Set task :: Look through the material below. Copy each line that contains the string "this".

Stored data ::

************

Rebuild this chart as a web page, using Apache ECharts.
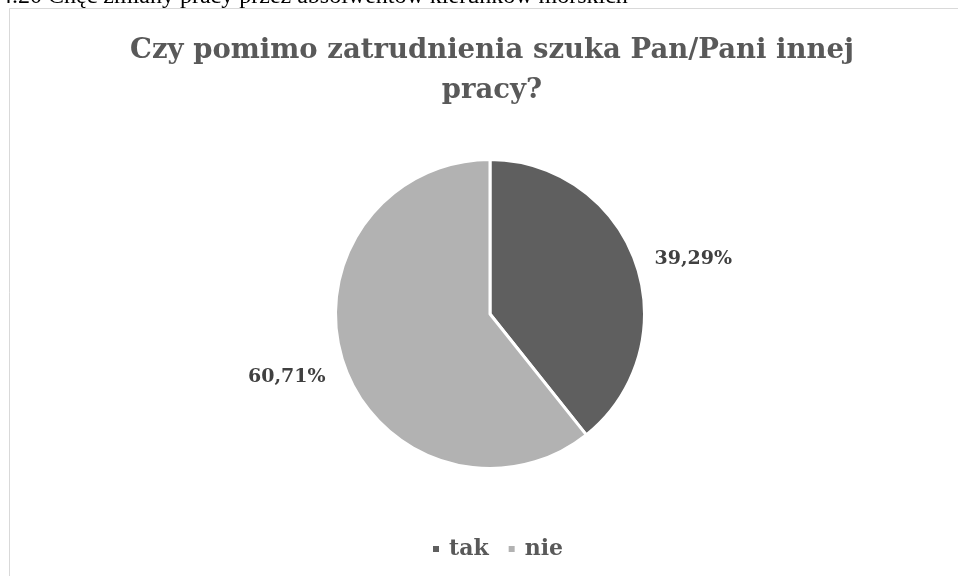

************

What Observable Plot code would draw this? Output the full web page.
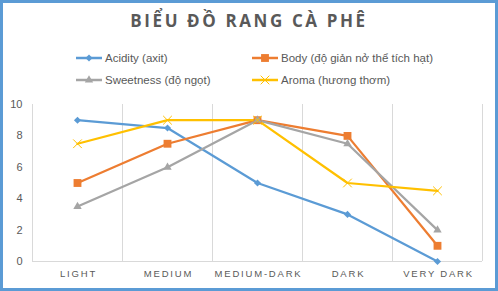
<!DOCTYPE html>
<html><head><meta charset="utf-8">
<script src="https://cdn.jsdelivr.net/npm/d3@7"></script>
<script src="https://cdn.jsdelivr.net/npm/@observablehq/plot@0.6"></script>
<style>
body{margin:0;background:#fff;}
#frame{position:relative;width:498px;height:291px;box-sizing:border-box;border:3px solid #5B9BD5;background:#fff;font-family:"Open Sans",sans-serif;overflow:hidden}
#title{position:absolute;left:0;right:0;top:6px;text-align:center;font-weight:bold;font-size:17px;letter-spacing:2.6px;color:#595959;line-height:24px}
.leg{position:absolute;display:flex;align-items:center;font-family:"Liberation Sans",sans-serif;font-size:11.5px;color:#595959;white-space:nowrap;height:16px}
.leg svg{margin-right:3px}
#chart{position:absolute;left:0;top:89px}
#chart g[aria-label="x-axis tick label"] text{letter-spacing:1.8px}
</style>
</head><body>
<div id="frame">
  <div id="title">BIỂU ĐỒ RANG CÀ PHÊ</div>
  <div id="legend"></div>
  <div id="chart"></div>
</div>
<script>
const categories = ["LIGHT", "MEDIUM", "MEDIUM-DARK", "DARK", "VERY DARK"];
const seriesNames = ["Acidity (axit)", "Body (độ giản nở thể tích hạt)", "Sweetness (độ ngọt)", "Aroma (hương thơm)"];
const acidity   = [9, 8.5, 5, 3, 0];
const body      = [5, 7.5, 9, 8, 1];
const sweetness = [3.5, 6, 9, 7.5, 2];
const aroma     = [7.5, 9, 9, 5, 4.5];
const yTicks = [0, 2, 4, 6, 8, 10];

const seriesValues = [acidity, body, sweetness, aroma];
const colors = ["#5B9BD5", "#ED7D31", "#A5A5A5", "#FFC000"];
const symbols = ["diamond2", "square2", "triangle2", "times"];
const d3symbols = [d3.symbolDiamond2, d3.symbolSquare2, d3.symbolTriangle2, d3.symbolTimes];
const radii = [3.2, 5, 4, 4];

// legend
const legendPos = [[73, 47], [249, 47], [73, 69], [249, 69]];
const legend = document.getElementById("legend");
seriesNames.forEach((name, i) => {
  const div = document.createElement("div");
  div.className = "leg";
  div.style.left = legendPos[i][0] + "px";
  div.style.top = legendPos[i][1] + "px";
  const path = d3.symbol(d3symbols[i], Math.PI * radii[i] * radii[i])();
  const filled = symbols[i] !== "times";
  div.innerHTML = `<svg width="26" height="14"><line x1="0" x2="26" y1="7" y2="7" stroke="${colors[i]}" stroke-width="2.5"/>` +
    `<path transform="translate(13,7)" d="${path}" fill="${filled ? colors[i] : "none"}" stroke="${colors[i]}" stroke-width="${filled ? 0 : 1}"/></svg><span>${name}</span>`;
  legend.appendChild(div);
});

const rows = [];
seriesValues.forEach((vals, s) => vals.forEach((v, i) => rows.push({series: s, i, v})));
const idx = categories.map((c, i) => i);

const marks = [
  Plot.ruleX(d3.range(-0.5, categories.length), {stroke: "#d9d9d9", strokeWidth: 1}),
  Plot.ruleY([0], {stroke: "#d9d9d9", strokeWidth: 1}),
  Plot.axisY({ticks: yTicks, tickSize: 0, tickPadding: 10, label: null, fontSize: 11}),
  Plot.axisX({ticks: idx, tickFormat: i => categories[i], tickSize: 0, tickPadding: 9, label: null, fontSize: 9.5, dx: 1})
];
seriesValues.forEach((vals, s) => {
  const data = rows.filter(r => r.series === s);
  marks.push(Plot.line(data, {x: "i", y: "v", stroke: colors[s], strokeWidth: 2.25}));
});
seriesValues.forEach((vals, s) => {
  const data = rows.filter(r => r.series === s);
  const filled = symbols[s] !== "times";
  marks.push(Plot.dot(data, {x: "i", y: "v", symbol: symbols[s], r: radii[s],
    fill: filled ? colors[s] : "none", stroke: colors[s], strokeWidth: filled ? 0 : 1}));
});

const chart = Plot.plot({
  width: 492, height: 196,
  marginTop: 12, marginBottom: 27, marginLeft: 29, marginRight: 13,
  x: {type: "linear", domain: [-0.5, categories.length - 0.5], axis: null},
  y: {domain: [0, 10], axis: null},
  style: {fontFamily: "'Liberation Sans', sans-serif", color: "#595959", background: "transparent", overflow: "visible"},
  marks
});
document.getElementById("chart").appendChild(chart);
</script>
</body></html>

************

Solved problem ::
Rebuild this chart as a web page, using Apache ECharts.
What Observable Plot code would draw this? Output the full web page.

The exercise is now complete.